**Directions for this task:** Look at the data below and print exactly the lines from its first line through the line with "0.122, 0.109, 0.097];"; the pictures stay out of the copy.

--- BEGIN Supplied material ---

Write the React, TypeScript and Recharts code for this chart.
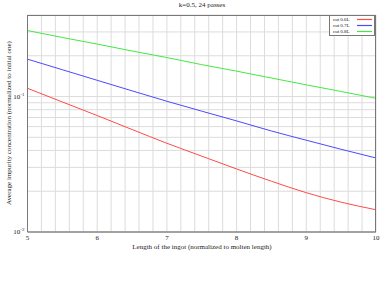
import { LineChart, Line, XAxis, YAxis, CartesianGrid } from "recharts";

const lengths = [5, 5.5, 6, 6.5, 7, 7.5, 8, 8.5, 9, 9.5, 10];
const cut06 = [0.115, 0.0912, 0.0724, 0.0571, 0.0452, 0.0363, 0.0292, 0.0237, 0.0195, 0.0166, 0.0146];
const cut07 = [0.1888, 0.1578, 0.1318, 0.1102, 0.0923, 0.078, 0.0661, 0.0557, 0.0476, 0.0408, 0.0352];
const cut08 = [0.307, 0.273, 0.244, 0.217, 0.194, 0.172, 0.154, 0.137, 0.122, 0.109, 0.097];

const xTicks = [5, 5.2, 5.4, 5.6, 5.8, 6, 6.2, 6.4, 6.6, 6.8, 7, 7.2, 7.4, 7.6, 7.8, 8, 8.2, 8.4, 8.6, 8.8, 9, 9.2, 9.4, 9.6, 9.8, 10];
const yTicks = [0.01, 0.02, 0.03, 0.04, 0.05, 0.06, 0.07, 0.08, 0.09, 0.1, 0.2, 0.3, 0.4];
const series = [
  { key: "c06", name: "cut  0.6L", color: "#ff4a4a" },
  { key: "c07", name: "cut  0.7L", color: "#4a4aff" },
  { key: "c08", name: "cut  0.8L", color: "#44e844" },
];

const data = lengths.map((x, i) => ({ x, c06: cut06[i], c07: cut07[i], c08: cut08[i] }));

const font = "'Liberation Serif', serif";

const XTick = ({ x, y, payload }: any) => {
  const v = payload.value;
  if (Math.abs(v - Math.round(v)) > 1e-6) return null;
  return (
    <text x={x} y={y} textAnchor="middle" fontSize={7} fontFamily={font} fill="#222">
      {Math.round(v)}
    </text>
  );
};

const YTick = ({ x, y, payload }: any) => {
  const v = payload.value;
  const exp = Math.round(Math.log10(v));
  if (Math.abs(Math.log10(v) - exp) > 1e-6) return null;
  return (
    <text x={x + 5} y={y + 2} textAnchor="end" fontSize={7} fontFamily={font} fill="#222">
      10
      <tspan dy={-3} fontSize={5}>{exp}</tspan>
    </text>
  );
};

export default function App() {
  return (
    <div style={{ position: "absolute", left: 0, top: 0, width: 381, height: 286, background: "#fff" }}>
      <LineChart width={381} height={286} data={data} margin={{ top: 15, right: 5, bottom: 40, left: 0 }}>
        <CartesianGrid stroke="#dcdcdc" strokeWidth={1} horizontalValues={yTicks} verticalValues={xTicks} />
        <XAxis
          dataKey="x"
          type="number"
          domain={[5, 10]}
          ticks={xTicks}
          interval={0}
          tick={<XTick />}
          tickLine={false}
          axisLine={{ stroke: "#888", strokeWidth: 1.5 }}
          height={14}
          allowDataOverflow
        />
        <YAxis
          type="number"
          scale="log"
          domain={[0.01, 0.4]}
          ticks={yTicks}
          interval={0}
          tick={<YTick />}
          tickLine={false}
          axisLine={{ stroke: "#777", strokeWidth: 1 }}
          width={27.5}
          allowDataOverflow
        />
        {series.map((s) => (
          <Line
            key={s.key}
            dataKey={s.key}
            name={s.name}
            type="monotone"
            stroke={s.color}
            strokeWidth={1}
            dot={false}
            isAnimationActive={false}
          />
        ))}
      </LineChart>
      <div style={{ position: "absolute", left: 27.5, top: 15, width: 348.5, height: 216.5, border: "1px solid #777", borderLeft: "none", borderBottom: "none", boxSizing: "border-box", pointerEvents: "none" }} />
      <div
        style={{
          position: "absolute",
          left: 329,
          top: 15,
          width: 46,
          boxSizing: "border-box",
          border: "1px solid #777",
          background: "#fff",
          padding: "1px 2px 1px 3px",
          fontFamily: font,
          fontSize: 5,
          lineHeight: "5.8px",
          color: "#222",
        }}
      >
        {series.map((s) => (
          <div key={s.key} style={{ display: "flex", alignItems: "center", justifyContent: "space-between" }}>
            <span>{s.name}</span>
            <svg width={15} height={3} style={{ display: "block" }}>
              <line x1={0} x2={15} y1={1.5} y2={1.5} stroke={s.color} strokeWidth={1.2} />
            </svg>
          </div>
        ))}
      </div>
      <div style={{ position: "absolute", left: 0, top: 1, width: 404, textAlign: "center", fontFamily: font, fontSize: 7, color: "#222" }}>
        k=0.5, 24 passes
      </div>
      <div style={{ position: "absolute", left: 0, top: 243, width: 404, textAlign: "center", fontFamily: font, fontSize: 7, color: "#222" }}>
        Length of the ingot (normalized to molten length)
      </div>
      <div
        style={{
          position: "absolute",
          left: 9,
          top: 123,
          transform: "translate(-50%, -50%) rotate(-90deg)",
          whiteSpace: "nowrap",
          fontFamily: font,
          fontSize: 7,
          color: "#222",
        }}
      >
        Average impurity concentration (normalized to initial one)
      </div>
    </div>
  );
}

--- END Supplied material ---

**In response:**
Write the React, TypeScript and Recharts code for this chart.
import { LineChart, Line, XAxis, YAxis, CartesianGrid } from "recharts";

const lengths = [5, 5.5, 6, 6.5, 7, 7.5, 8, 8.5, 9, 9.5, 10];
const cut06 = [0.115, 0.0912, 0.0724, 0.0571, 0.0452, 0.0363, 0.0292, 0.0237, 0.0195, 0.0166, 0.0146];
const cut07 = [0.1888, 0.1578, 0.1318, 0.1102, 0.0923, 0.078, 0.0661, 0.0557, 0.0476, 0.0408, 0.0352];
const cut08 = [0.307, 0.273, 0.244, 0.217, 0.194, 0.172, 0.154, 0.137, 0.122, 0.109, 0.097];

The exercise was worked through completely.